From next year, researchers from universities will be able to share their research data under their own conditions. For this they use the AMdEX application Research Data Exchange (RDX), which SURF and the University of Amsterdam (UvA) are currently developing.
Text & videos by Mirjam Streefkerk
The Research Data Exchange is a solution to what Frans Oort calls the open science dilemma. Oort is the open science coordinator of the University of Amsterdam (UvA) and director of the Research Institute of Child Development and Education. “The dilemma, on the one hand, it that as a university you want to share as much data as possible. To promote the progress of science, to be transparent and enable replication or new analyses. Also, as scientific research is financed with public money, results should be publicly owned. On the other hand, it is important to keep control over your own data. This entails legal problems regarding ownership and copyright, confidentiality of personal data, restrictions on ‘informed consent’ of the research participants, purpose limitation, a ban on ‘dual use’ and prohibition on resale. All this to prevent commercial companies in building a service with the university’s data, only to find later on you’ll have to pay for the service these data helped create.”
Digital contract
ICT cooperative SURF and the UvA are currently working with other interested universities on a first version of an RDX. Researchers will soon be able to publish a description of their research data and determine the conditions under which another party may use that data. If, after reading the description, someone wants to use the data for their own research or new analyses, there is a link to the Research Data Exchange (RDX). There, the interested party can sign a digital contract, which grants access to the data under the specified conditions. Initially, the possibilities of the pilot version of the RDX are still limited. At a later stage, the technology behind RDX will also enforce the contract.

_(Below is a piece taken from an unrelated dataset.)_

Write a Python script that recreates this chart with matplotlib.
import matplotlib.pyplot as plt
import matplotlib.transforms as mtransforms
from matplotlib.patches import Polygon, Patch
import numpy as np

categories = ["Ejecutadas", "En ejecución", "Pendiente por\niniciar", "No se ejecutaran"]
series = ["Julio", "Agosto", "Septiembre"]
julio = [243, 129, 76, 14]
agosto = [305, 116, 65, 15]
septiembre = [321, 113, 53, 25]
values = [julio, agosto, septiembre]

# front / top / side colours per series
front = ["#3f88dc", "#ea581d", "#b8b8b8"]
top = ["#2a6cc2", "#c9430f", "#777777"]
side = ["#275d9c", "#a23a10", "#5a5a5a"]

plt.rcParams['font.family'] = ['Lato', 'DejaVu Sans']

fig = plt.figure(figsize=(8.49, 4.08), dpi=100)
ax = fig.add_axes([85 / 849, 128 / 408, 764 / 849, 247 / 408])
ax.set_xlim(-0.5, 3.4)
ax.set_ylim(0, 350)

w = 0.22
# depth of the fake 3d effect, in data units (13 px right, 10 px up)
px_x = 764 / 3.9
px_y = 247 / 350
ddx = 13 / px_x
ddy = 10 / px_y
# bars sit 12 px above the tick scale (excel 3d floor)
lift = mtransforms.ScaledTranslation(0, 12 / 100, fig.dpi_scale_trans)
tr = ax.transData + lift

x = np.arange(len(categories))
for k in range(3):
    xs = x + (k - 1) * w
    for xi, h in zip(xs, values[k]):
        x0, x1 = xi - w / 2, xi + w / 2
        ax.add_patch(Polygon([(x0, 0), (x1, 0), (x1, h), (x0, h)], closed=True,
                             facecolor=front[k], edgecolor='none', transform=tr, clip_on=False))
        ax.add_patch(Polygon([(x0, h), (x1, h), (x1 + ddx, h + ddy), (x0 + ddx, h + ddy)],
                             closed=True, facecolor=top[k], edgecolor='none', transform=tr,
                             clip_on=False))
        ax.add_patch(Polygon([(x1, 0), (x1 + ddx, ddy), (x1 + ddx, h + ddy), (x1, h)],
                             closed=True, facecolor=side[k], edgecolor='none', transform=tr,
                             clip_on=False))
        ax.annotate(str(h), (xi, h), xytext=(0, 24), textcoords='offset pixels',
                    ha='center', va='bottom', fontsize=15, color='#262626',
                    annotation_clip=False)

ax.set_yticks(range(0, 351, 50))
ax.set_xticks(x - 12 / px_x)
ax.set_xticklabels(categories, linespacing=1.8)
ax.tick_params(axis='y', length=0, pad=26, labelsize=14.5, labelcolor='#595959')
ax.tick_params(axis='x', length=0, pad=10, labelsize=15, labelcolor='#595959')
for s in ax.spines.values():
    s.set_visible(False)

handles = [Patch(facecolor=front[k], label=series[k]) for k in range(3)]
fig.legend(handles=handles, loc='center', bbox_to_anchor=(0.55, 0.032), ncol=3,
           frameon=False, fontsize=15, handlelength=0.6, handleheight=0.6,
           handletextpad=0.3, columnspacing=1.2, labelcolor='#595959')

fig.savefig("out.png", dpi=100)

Enforcing compliance can also be done by making the data available only for statistical analysis, for example. The user will then only receive the results of the analysis and not the data itself.
Easy to use
Oort: “Some researchers have many objections to sharing their data. Others want to share, but have no options. Researchers are busy. We want RDX to work so well in the future that researchers will hardly have any trouble sharing data under their own conditions. They do not have to draw up the user contract themselves. They just have to answer a few questions about it.” The content of the digital contract depends on the conditions of the researcher or institution that makes the data available. The person who shows an interest in using the data also has an impact on the contract. Oort: “I can imagine that commercial companies are subject to different conditions than researchers who work at a university.”
At the right time
The platform comes at the right time. There is currently a great deal of interest in open science in the scientific world, says Oort. For example, there is now European cooperation to European Open Science Cloud (EOSC) for research data. European governments have also recently started GAIA-X. This initiative works with business, science and politics to create a European data infrastructure, as an alternative to US and Asian dominance. Oort hopes that AMdEX’s RDX can contribute to the development of EOSC and GAIA-X. “There is a lot of talk about it. There is now agreement about the analysis of the problem, but it remains difficult to convert the ideas into practical solutions. We are now changing that.”